SET EXERCISE = Copy out exactly the lines from the one holding "Output the Python script that produces this picture with seaborn" through the one holding "import pandas as pd", ends included; omit images.
— begin MATERIAL TO PROCESS —
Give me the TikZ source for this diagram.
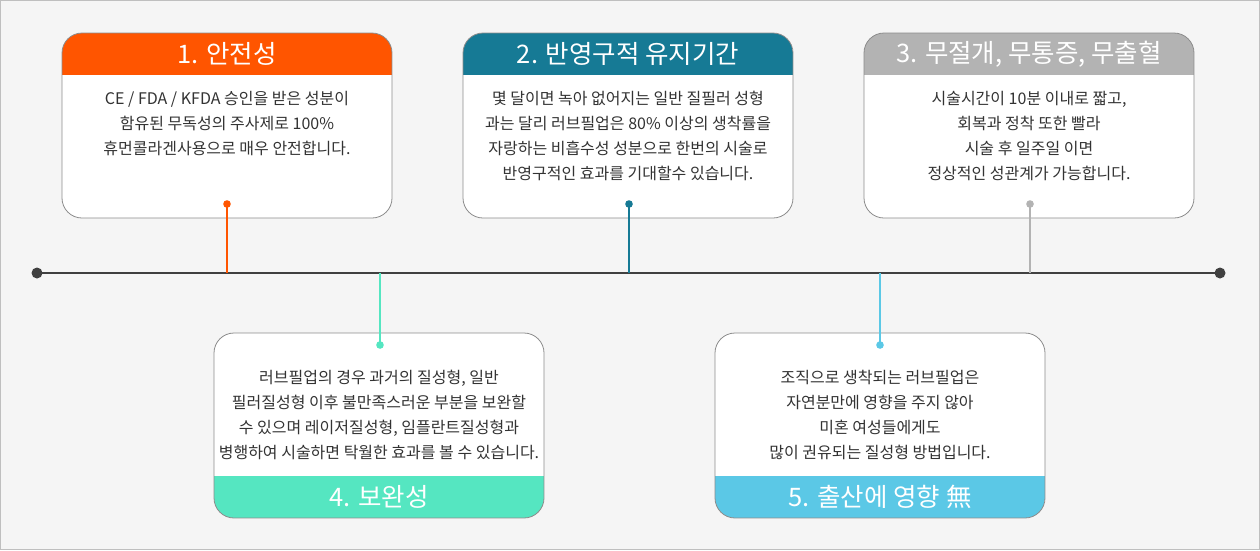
— end MATERIAL TO PROCESS —
— begin MATERIAL TO PROCESS —
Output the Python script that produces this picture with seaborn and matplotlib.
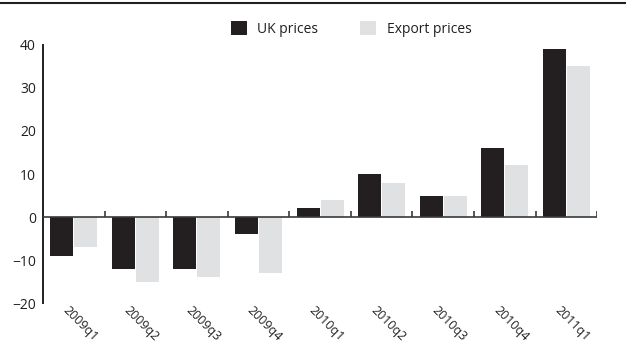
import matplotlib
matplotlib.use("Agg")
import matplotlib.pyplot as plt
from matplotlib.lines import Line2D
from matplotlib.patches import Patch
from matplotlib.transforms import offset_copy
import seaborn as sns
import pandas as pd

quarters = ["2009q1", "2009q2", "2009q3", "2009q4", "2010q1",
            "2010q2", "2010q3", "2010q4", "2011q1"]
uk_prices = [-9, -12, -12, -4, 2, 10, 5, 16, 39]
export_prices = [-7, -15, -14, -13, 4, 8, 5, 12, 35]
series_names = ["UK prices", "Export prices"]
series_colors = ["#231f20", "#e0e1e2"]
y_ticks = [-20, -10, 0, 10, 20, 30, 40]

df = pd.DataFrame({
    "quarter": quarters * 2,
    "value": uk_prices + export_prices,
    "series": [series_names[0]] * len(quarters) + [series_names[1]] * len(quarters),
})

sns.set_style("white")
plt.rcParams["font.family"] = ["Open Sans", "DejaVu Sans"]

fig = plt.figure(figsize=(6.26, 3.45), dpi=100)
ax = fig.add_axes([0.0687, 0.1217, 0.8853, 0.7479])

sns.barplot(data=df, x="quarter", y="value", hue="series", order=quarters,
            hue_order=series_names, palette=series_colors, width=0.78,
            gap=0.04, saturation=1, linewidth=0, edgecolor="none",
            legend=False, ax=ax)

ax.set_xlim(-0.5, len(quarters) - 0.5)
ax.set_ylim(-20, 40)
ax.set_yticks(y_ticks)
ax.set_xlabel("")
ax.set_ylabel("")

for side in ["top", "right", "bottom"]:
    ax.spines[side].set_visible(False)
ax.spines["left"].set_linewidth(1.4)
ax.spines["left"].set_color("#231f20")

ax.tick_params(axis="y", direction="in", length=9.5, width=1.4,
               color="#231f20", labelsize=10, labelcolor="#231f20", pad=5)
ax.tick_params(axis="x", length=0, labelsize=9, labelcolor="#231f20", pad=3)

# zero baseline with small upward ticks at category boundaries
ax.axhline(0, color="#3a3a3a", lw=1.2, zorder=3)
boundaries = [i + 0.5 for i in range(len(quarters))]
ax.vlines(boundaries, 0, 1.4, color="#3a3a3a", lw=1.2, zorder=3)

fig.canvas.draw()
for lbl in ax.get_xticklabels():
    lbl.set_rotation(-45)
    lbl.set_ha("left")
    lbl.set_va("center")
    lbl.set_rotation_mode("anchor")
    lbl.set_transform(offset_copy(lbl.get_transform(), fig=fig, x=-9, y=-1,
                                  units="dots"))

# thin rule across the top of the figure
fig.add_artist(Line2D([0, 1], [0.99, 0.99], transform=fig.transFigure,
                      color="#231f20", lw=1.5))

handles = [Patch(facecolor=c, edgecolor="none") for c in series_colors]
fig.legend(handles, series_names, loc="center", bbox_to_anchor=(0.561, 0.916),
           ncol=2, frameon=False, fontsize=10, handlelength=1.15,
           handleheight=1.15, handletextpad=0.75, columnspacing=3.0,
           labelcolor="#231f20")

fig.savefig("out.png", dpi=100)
— end MATERIAL TO PROCESS —
— begin MATERIAL TO PROCESS —
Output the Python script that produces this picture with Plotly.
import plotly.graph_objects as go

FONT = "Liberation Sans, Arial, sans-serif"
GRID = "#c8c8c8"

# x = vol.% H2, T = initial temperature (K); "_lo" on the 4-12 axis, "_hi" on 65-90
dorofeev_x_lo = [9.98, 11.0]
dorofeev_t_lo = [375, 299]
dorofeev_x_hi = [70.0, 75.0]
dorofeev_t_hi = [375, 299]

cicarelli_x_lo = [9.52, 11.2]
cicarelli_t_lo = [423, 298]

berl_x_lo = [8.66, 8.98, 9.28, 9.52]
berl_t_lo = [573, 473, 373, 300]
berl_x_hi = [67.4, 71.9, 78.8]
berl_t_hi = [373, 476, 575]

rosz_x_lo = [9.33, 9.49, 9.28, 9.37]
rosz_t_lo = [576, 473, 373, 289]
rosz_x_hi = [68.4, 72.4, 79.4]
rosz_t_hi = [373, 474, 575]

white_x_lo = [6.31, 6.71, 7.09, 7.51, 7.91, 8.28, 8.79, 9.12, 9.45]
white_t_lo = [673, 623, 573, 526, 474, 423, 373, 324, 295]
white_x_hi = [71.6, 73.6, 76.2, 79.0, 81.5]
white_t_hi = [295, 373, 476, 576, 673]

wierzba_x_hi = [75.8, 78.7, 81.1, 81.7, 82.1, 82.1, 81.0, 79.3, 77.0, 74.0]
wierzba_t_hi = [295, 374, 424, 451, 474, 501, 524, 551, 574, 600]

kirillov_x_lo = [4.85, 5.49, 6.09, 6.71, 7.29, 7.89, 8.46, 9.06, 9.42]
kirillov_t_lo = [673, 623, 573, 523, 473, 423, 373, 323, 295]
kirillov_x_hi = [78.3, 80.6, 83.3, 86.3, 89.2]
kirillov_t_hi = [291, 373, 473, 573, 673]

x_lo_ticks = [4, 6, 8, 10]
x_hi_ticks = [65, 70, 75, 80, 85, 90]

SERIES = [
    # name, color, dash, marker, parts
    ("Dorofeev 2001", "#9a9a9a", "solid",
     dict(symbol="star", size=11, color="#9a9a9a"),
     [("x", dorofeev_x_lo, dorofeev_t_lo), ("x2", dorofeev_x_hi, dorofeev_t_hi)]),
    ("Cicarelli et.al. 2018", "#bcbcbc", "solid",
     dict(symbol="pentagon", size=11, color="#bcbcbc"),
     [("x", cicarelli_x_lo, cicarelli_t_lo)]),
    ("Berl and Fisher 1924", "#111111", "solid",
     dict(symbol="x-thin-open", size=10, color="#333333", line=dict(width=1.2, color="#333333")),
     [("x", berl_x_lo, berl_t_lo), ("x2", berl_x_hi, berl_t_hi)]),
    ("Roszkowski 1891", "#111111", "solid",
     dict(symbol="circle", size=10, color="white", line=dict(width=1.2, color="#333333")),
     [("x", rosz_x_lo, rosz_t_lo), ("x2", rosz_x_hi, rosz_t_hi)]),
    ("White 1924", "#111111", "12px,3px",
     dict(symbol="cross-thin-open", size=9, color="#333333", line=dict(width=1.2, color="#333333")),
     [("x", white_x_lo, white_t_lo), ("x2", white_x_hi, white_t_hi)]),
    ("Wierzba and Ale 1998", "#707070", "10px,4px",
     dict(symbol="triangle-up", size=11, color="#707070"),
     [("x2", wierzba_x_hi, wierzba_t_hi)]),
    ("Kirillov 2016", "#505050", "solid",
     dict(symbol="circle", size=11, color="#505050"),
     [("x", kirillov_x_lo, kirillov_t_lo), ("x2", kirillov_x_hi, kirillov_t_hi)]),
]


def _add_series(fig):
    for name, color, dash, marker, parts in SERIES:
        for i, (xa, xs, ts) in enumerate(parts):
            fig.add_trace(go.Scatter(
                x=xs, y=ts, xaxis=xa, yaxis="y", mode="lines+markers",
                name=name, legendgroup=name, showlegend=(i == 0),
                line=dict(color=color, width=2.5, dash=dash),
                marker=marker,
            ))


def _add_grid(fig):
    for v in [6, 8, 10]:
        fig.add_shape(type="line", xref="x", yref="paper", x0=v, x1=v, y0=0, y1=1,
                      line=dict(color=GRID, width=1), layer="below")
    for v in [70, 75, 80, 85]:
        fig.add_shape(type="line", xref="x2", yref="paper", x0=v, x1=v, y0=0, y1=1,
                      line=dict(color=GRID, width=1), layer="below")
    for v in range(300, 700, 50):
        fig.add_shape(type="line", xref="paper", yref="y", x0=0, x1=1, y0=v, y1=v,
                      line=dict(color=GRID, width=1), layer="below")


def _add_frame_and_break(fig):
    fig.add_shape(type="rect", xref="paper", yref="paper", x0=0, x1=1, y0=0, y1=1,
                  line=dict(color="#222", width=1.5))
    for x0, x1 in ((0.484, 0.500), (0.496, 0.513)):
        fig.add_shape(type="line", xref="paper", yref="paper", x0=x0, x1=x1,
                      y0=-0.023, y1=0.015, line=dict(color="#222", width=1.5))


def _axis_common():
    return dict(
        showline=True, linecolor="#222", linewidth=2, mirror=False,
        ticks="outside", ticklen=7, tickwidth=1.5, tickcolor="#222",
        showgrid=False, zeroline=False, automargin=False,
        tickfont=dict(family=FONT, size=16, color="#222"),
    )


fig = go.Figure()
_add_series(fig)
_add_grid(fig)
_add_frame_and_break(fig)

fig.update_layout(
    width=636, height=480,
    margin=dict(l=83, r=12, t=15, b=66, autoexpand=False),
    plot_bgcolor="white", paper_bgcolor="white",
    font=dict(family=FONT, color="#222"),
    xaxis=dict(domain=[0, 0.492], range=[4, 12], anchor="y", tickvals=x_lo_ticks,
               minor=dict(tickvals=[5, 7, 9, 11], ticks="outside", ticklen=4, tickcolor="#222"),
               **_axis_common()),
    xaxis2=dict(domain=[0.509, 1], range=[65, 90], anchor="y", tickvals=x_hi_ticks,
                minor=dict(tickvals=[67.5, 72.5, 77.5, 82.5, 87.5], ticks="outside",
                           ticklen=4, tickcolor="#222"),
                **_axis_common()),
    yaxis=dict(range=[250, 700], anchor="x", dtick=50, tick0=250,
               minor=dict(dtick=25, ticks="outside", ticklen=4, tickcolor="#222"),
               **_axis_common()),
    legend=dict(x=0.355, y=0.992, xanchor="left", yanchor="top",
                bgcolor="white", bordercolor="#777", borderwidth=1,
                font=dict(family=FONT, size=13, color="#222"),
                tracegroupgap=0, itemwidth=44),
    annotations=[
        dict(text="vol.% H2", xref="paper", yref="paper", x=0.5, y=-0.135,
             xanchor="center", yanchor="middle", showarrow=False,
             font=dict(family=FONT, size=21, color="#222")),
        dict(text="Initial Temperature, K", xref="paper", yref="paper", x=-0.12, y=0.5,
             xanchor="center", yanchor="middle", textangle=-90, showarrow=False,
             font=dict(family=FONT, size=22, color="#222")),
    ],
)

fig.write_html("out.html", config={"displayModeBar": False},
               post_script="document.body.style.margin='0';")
— end MATERIAL TO PROCESS —
FINAL RESULT =
Output the Python script that produces this picture with seaborn and matplotlib.
import matplotlib
matplotlib.use("Agg")
import matplotlib.pyplot as plt
from matplotlib.lines import Line2D
from matplotlib.patches import Patch
from matplotlib.transforms import offset_copy
import seaborn as sns
import pandas as pd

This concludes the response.